### EXERCISE GOAL:
Copy out the data below as written; omit any images.

### SOURCE DATA:
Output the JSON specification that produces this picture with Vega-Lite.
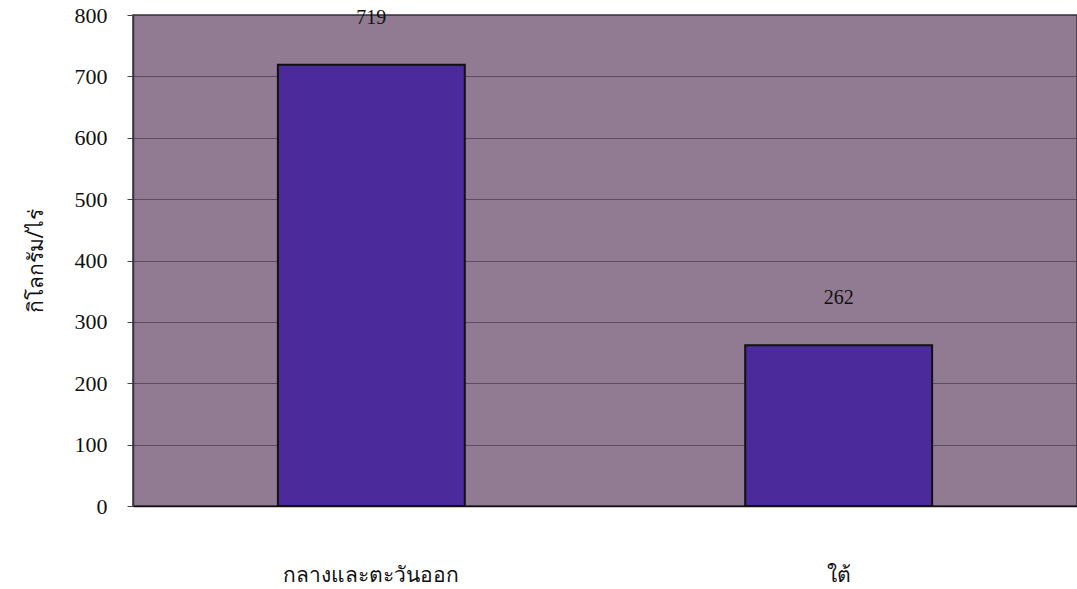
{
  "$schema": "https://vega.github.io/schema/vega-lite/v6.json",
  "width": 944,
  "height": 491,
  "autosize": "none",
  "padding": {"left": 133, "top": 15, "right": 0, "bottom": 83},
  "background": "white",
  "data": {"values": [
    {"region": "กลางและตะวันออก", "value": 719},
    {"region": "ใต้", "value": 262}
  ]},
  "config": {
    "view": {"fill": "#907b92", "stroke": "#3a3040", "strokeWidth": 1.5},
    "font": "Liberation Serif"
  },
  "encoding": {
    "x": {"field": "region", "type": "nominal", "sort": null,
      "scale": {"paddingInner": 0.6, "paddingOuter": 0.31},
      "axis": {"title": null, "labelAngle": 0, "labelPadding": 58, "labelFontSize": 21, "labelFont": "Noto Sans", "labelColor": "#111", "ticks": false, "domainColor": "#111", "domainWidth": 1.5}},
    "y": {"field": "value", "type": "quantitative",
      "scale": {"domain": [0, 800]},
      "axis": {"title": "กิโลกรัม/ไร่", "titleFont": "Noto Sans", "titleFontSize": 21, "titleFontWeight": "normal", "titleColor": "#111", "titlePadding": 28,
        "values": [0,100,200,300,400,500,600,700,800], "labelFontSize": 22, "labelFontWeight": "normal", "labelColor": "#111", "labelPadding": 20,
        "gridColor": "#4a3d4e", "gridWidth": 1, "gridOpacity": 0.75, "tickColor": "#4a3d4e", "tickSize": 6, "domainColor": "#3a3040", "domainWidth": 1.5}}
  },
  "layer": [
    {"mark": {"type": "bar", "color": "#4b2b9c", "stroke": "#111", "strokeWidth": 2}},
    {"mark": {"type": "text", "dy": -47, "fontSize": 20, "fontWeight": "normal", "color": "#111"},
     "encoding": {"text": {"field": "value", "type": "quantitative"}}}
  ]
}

### CORRECT OUTPUT:
Output the JSON specification that produces this picture with Vega-Lite.
{
  "$schema": "https://vega.github.io/schema/vega-lite/v6.json",
  "width": 944,
  "height": 491,
  "autosize": "none",
  "padding": {"left": 133, "top": 15, "right": 0, "bottom": 83},
  "background": "white",
  "data": {"values": [
    {"region": "กลางและตะวันออก", "value": 719},
    {"region": "ใต้", "value": 262}
  ]},
  "config": {
    "view": {"fill": "#907b92", "stroke": "#3a3040", "strokeWidth": 1.5},
    "font": "Liberation Serif"
  },
  "encoding": {
    "x": {"field": "region", "type": "nominal", "sort": null,
      "scale": {"paddingInner": 0.6, "paddingOuter": 0.31},
      "axis": {"title": null, "labelAngle": 0, "labelPadding": 58, "labelFontSize": 21, "labelFont": "Noto Sans", "labelColor": "#111", "ticks": false, "domainColor": "#111", "domainWidth": 1.5}},
    "y": {"field": "value", "type": "quantitative",
      "scale": {"domain": [0, 800]},
      "axis": {"title": "กิโลกรัม/ไร่", "titleFont": "Noto Sans", "titleFontSize": 21, "titleFontWeight": "normal", "titleColor": "#111", "titlePadding": 28,
        "values": [0,100,200,300,400,500,600,700,800], "labelFontSize": 22, "labelFontWeight": "normal", "labelColor": "#111", "labelPadding": 20,
        "gridColor": "#4a3d4e", "gridWidth": 1, "gridOpacity": 0.75, "tickColor": "#4a3d4e", "tickSize": 6, "domainColor": "#3a3040", "domainWidth": 1.5}}
  },
  "layer": [
    {"mark": {"type": "bar", "color": "#4b2b9c", "stroke": "#111", "strokeWidth": 2}},
    {"mark": {"type": "text", "dy": -47, "fontSize": 20, "fontWeight": "normal", "color": "#111"},
     "encoding": {"text": {"field": "value", "type": "quantitative"}}}
  ]
}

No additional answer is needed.